Der Hofgarten wurde bei der UNESCO-Anerkennung ausdrücklich ebenfalls mit einbezogen. Die Vorderansicht wird durch den große Parkplatz etwas beeinträchtigt, hinten sieht alles ordnungsgemäß herrschaftlich aus.

Residenz von hinten
Hofgarten

In der Fußgängerzone begegnet man kaum noch Panflötenspielern – im Hofgarten habe ich Pan, den Flötenspieler gefunden.

Pan mit Flöte
Der amerikanische Retter im 2. Weltkrieg

Dass die Residenz in all ihrer Pracht heute noch erhalten ist, verdanken wir vor allem dem amerikanischen Kunstschutzoffizier John Davis Skilton. Er sorgte nach einem verheerenden Bombenangriff für Notdächer. Ich hatte zuvor noch nie davon gehört, dass es so etwas gab und ein wenig nachgeforscht. Skilton war Kunsthistoriker und Mitarbeiter der Nationalgalerie in Washington.

Die „Monuments, Fine Arts and Archives Section“ wurde 1943 gegründet, um die Kunstschätze Europas zu retten. Sie bargen tausende von Gemälden, Skulpturen, Gold und andere Kulturgüter. Der Film „Monuments Men“ von 2014 mit George Clooney basiert weitgehend auf Tatsachen.

John Davis Skilton
Der Monuments Man John Davis Skilton
Foto Kriegsschäden
Ein Bild der Zerstörung
Auf den Spuren einer sehr alten Erinnerung

Auf dem Weg nach Würzburg sah ich eine Abfahrt nach Mespelbrunn – und damit in meine sehr frühe Kindheit. Es kann sogar der erste Urlaub sein, den ich mit der Familie machte, ich war acht oder neun Jahre alt. Wir waren im Spessart und besuchten das Schloss Mespelbrunn. Für ein kleines Mädchen war ein echtes Schloss, dazu sogar noch ein Wasserschloss, natürlich das Größte überhaupt.

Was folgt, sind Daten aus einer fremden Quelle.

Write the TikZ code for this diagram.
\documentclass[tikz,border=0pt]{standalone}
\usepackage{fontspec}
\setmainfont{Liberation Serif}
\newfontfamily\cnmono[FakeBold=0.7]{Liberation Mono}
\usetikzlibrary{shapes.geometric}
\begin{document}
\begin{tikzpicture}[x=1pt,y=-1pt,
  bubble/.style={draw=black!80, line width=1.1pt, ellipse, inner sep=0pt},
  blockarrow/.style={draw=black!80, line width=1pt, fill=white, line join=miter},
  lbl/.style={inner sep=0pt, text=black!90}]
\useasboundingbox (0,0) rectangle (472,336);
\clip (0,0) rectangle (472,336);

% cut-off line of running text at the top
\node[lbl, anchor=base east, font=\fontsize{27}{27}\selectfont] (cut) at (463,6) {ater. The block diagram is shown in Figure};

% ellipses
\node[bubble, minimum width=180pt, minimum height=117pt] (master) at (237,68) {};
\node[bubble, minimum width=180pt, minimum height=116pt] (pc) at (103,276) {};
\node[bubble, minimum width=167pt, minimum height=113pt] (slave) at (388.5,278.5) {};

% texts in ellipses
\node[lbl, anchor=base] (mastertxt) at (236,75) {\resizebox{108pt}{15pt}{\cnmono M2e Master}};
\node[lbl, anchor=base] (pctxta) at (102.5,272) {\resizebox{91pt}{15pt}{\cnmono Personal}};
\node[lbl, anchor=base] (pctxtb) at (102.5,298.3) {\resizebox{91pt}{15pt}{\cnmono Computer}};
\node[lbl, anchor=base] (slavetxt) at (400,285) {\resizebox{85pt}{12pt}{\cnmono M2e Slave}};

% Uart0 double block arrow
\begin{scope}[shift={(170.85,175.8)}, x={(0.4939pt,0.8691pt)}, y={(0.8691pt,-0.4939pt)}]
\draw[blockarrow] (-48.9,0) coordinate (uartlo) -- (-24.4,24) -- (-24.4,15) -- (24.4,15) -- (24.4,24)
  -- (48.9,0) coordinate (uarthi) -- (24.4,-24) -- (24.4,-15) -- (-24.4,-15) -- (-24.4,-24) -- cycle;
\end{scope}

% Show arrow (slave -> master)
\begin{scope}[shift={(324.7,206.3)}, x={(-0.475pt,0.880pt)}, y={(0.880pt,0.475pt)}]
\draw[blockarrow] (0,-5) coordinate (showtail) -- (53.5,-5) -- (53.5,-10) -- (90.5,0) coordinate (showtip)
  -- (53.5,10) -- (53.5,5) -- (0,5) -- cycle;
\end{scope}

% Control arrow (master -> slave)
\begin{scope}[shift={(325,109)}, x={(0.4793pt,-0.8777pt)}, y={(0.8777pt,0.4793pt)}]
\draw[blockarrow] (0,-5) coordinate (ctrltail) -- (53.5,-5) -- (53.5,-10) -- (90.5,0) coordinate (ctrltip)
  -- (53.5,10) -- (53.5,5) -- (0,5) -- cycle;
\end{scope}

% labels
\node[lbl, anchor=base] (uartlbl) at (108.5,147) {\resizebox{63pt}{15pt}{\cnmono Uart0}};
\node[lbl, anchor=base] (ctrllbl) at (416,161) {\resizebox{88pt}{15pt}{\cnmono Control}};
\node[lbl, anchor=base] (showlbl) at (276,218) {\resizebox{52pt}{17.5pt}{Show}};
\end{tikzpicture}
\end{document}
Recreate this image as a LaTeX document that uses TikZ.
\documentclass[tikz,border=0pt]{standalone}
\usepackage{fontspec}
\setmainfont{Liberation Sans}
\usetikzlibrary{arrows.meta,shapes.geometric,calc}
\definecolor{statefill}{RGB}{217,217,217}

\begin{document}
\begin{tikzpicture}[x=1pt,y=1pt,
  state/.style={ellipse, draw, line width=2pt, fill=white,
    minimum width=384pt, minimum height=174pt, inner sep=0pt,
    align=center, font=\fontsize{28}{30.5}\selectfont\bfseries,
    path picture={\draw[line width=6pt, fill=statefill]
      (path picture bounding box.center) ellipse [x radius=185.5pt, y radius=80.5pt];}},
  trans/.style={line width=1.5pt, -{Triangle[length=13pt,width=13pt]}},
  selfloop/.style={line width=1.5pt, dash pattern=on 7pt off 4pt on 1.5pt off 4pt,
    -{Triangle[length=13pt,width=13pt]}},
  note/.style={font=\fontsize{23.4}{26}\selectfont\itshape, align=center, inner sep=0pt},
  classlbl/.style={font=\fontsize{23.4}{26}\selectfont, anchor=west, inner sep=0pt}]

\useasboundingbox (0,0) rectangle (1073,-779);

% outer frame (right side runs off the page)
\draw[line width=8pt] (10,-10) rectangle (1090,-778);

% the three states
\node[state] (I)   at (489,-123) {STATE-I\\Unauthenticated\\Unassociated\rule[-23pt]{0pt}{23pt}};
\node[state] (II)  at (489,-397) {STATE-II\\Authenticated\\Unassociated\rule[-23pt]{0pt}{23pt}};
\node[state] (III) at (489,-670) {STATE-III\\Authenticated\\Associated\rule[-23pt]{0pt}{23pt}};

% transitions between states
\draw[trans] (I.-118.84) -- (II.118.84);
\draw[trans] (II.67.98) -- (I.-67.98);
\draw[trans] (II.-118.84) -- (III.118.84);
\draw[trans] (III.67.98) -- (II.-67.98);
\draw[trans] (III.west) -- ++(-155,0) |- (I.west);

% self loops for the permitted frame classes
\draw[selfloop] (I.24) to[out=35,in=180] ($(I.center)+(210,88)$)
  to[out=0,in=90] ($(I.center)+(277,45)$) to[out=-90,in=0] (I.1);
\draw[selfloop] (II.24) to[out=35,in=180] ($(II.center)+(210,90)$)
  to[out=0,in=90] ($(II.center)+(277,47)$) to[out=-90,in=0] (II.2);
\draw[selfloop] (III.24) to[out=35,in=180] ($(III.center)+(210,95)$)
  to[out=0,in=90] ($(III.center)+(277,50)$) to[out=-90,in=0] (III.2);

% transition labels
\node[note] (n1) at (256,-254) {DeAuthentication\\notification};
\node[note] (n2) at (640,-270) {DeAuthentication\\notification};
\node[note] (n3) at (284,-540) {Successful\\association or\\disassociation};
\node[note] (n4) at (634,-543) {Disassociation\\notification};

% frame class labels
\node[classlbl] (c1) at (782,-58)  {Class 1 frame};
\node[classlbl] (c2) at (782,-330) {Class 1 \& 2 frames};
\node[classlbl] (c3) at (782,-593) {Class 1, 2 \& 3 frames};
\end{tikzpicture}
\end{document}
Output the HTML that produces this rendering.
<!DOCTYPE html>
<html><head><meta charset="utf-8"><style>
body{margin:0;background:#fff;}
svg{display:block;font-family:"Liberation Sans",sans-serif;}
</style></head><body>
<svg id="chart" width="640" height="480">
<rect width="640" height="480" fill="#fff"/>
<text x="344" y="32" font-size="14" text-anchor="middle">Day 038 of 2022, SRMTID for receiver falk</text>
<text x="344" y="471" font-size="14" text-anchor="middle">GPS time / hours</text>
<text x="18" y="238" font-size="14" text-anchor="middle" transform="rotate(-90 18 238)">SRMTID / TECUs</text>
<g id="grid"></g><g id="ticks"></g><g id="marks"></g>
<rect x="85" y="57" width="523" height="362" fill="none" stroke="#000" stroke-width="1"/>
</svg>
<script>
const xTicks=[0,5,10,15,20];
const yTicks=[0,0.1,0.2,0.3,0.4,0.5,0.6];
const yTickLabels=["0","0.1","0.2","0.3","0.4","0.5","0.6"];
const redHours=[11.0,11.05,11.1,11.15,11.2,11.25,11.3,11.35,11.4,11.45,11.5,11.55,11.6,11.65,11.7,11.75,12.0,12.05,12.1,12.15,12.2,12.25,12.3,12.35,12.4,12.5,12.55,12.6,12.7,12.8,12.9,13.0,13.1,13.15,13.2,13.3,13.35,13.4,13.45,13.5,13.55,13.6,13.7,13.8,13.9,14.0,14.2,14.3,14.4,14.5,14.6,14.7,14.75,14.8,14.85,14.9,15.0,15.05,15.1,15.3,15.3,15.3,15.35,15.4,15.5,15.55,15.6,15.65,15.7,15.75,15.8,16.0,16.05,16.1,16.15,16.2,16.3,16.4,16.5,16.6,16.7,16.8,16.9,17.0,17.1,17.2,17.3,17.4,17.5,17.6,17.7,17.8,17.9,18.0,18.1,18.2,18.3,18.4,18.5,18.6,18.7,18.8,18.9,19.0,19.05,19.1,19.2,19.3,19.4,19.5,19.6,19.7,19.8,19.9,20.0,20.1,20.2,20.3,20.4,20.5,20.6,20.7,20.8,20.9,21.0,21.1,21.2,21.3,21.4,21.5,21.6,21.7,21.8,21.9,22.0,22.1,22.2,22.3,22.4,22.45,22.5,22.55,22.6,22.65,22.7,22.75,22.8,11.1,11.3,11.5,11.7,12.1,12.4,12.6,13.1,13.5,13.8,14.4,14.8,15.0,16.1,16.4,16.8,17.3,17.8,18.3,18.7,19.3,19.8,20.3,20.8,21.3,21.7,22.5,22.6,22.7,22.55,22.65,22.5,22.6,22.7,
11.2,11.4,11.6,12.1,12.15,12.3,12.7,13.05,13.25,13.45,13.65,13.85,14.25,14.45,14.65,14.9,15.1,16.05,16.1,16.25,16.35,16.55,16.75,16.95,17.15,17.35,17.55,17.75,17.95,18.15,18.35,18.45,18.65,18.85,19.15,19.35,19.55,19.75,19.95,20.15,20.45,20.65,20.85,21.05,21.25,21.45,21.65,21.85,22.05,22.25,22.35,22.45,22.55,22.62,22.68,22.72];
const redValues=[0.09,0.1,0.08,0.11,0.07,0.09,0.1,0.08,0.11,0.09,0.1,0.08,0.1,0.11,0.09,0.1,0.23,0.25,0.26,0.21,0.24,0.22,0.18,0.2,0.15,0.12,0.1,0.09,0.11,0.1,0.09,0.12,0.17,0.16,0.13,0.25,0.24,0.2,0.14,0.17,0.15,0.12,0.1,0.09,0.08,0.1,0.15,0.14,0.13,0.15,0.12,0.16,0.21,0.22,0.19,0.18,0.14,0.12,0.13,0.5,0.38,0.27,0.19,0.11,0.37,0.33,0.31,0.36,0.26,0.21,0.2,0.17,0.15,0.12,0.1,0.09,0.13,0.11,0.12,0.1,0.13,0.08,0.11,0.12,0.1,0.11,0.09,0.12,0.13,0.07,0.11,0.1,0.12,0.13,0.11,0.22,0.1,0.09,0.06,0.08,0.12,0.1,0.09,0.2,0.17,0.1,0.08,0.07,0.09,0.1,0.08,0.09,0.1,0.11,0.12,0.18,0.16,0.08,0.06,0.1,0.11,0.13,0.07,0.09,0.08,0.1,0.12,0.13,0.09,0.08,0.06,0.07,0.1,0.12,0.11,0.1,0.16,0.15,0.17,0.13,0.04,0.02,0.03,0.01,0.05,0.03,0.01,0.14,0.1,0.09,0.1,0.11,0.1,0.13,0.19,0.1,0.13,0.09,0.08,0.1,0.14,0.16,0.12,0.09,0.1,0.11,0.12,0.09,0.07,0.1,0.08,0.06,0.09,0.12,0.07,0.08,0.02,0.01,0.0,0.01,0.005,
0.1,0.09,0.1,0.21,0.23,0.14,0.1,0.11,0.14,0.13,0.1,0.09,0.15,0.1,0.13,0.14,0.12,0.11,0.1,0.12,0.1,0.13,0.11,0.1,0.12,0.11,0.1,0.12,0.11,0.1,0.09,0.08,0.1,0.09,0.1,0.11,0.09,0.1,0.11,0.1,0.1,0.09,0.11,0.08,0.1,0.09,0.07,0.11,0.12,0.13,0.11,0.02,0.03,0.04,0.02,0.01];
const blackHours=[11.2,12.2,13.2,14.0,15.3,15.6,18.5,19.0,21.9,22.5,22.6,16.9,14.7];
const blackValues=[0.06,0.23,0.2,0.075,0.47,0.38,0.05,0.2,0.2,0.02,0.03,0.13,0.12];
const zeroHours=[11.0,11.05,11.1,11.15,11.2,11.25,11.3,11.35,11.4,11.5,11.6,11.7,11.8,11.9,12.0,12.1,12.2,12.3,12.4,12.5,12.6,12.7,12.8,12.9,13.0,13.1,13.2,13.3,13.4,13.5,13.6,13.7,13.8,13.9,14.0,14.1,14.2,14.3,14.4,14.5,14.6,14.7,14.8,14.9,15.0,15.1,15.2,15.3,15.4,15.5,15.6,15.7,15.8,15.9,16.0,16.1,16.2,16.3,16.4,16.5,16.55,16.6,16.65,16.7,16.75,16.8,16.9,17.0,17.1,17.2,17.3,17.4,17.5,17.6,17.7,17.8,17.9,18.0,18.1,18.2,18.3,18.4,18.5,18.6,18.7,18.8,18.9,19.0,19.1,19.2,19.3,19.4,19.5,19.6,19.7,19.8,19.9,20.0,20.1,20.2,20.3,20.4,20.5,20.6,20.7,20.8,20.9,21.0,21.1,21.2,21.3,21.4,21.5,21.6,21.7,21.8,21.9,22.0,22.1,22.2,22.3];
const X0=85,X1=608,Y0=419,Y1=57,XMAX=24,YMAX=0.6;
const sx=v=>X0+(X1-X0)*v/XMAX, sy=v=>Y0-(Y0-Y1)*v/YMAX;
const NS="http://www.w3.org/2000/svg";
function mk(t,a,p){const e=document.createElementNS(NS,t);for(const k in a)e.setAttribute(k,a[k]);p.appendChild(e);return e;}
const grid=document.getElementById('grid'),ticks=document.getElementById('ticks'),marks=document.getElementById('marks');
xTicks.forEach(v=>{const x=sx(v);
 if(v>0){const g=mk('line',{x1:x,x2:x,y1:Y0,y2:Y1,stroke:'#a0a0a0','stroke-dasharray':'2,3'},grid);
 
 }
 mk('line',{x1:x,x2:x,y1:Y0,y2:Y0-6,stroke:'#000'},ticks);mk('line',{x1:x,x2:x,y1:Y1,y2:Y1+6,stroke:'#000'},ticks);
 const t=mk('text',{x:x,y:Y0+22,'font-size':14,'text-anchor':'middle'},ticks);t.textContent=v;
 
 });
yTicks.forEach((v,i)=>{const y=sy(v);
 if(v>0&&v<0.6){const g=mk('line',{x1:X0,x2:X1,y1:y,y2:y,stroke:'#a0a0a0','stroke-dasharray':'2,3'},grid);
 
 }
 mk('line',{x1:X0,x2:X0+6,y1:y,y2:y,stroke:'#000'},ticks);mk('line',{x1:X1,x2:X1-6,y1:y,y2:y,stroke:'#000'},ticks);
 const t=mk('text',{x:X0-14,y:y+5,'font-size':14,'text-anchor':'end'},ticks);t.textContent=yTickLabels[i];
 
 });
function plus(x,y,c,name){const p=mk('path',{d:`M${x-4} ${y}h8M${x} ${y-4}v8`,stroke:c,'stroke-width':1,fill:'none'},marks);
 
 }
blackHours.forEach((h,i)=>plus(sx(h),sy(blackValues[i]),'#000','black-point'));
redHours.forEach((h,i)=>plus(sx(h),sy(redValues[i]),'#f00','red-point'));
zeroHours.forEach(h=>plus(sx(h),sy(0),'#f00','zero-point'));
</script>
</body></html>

Für meine Eltern lag der Reiz vielleicht eher darin, dass das Schloss Teil der Filmkulisse von „Das Wirtshaus im Spessart“ von 1958 war. Neben Lieselotte Pulver spielte in dem Film alles, was damals Rang und Namen im deutschen Filmgeschäft hatte.

Mespelbrunn

Bei einer Kindheitserinnerung erscheinen die Dinge ja oft größer, als sie tatsächlich waren. Beim Schloss Mespelbrunn war das definitiv nicht der Fall – es kam mir sogar noch größer vor und auf jeden Fall genauso zauberhaft wie in meiner Erinnerung!

Das Andenken an die REsidenz: Natürlich barock!

Im Touristen-Shop gab es viele niedliche Schwäne, niedliche Putten, niedliche Deckchen und vieles Niedliches mehr. Zu süß für mich, aber etwas Passendes sollte es doch sein. Also wurde ich zur Dame und griff zu einem Fächer und in feine Spitze gehüllte Seife.